### [Dataset excerpt]

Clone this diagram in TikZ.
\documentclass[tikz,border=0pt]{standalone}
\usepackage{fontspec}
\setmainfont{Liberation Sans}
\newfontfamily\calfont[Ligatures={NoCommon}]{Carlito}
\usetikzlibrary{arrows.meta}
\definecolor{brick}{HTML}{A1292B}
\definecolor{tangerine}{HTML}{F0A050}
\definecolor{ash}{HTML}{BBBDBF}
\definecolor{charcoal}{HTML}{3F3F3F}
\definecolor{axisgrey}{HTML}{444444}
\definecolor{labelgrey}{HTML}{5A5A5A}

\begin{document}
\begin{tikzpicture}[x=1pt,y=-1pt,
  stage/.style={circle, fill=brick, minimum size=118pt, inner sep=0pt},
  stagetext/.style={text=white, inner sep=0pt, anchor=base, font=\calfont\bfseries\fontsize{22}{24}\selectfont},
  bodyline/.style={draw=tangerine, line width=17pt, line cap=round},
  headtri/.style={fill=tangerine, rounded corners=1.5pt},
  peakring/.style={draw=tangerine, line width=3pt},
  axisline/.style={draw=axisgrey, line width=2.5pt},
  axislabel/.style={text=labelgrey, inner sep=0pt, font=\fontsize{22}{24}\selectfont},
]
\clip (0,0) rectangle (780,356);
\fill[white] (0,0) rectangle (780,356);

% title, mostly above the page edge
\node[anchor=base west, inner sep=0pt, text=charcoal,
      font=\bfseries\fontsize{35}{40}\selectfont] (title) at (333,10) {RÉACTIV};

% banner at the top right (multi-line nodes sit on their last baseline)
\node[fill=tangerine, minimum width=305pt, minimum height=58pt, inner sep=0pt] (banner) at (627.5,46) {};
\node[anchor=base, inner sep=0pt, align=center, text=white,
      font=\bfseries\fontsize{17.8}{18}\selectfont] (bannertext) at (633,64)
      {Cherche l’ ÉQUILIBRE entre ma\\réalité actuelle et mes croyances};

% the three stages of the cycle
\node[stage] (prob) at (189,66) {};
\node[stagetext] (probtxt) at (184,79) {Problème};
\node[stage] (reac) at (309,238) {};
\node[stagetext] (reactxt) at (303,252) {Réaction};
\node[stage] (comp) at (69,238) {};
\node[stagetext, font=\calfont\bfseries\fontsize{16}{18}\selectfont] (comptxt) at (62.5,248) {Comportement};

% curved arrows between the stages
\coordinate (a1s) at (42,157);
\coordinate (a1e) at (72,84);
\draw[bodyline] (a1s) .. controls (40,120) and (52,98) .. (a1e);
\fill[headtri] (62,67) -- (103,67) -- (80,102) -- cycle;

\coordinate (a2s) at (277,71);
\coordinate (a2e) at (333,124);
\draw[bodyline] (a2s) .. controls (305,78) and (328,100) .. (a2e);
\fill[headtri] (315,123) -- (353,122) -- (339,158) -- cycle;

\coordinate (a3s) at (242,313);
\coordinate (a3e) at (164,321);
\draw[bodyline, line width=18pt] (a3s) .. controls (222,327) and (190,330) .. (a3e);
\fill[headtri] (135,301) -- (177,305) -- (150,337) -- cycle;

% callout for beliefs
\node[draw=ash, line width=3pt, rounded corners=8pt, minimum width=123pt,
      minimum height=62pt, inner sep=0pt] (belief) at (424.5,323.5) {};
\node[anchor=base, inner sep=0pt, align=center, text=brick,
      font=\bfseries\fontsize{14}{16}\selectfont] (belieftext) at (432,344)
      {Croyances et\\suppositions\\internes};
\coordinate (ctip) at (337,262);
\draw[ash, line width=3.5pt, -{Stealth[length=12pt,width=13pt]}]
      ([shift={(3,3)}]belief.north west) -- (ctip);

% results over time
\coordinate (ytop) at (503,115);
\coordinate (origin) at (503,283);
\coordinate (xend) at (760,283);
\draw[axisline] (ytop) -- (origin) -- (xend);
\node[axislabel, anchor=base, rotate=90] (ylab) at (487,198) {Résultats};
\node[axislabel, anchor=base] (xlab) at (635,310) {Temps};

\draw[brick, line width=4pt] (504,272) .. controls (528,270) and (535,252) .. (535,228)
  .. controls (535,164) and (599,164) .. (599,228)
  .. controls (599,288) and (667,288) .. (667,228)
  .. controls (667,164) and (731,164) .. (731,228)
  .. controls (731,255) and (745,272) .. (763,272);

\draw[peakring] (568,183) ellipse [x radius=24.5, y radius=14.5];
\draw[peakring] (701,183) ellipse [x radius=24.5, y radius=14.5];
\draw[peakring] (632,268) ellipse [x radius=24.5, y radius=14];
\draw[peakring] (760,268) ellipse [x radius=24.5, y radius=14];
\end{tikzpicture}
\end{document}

### [Exercise task]
Write down the full listing again, exactly.

### [Result below]
Clone this diagram in TikZ.
\documentclass[tikz,border=0pt]{standalone}
\usepackage{fontspec}
\setmainfont{Liberation Sans}
\newfontfamily\calfont[Ligatures={NoCommon}]{Carlito}
\usetikzlibrary{arrows.meta}
\definecolor{brick}{HTML}{A1292B}
\definecolor{tangerine}{HTML}{F0A050}
\definecolor{ash}{HTML}{BBBDBF}
\definecolor{charcoal}{HTML}{3F3F3F}
\definecolor{axisgrey}{HTML}{444444}
\definecolor{labelgrey}{HTML}{5A5A5A}

\begin{document}
\begin{tikzpicture}[x=1pt,y=-1pt,
  stage/.style={circle, fill=brick, minimum size=118pt, inner sep=0pt},
  stagetext/.style={text=white, inner sep=0pt, anchor=base, font=\calfont\bfseries\fontsize{22}{24}\selectfont},
  bodyline/.style={draw=tangerine, line width=17pt, line cap=round},
  headtri/.style={fill=tangerine, rounded corners=1.5pt},
  peakring/.style={draw=tangerine, line width=3pt},
  axisline/.style={draw=axisgrey, line width=2.5pt},
  axislabel/.style={text=labelgrey, inner sep=0pt, font=\fontsize{22}{24}\selectfont},
]
\clip (0,0) rectangle (780,356);
\fill[white] (0,0) rectangle (780,356);

% title, mostly above the page edge
\node[anchor=base west, inner sep=0pt, text=charcoal,
      font=\bfseries\fontsize{35}{40}\selectfont] (title) at (333,10) {RÉACTIV};

% banner at the top right (multi-line nodes sit on their last baseline)
\node[fill=tangerine, minimum width=305pt, minimum height=58pt, inner sep=0pt] (banner) at (627.5,46) {};
\node[anchor=base, inner sep=0pt, align=center, text=white,
      font=\bfseries\fontsize{17.8}{18}\selectfont] (bannertext) at (633,64)
      {Cherche l’ ÉQUILIBRE entre ma\\réalité actuelle et mes croyances};

% the three stages of the cycle
\node[stage] (prob) at (189,66) {};
\node[stagetext] (probtxt) at (184,79) {Problème};
\node[stage] (reac) at (309,238) {};
\node[stagetext] (reactxt) at (303,252) {Réaction};
\node[stage] (comp) at (69,238) {};
\node[stagetext, font=\calfont\bfseries\fontsize{16}{18}\selectfont] (comptxt) at (62.5,248) {Comportement};

% curved arrows between the stages
\coordinate (a1s) at (42,157);
\coordinate (a1e) at (72,84);
\draw[bodyline] (a1s) .. controls (40,120) and (52,98) .. (a1e);
\fill[headtri] (62,67) -- (103,67) -- (80,102) -- cycle;

\coordinate (a2s) at (277,71);
\coordinate (a2e) at (333,124);
\draw[bodyline] (a2s) .. controls (305,78) and (328,100) .. (a2e);
\fill[headtri] (315,123) -- (353,122) -- (339,158) -- cycle;

\coordinate (a3s) at (242,313);
\coordinate (a3e) at (164,321);
\draw[bodyline, line width=18pt] (a3s) .. controls (222,327) and (190,330) .. (a3e);
\fill[headtri] (135,301) -- (177,305) -- (150,337) -- cycle;

% callout for beliefs
\node[draw=ash, line width=3pt, rounded corners=8pt, minimum width=123pt,
      minimum height=62pt, inner sep=0pt] (belief) at (424.5,323.5) {};
\node[anchor=base, inner sep=0pt, align=center, text=brick,
      font=\bfseries\fontsize{14}{16}\selectfont] (belieftext) at (432,344)
      {Croyances et\\suppositions\\internes};
\coordinate (ctip) at (337,262);
\draw[ash, line width=3.5pt, -{Stealth[length=12pt,width=13pt]}]
      ([shift={(3,3)}]belief.north west) -- (ctip);

% results over time
\coordinate (ytop) at (503,115);
\coordinate (origin) at (503,283);
\coordinate (xend) at (760,283);
\draw[axisline] (ytop) -- (origin) -- (xend);
\node[axislabel, anchor=base, rotate=90] (ylab) at (487,198) {Résultats};
\node[axislabel, anchor=base] (xlab) at (635,310) {Temps};

\draw[brick, line width=4pt] (504,272) .. controls (528,270) and (535,252) .. (535,228)
  .. controls (535,164) and (599,164) .. (599,228)
  .. controls (599,288) and (667,288) .. (667,228)
  .. controls (667,164) and (731,164) .. (731,228)
  .. controls (731,255) and (745,272) .. (763,272);

\draw[peakring] (568,183) ellipse [x radius=24.5, y radius=14.5];
\draw[peakring] (701,183) ellipse [x radius=24.5, y radius=14.5];
\draw[peakring] (632,268) ellipse [x radius=24.5, y radius=14];
\draw[peakring] (760,268) ellipse [x radius=24.5, y radius=14];
\end{tikzpicture}
\end{document}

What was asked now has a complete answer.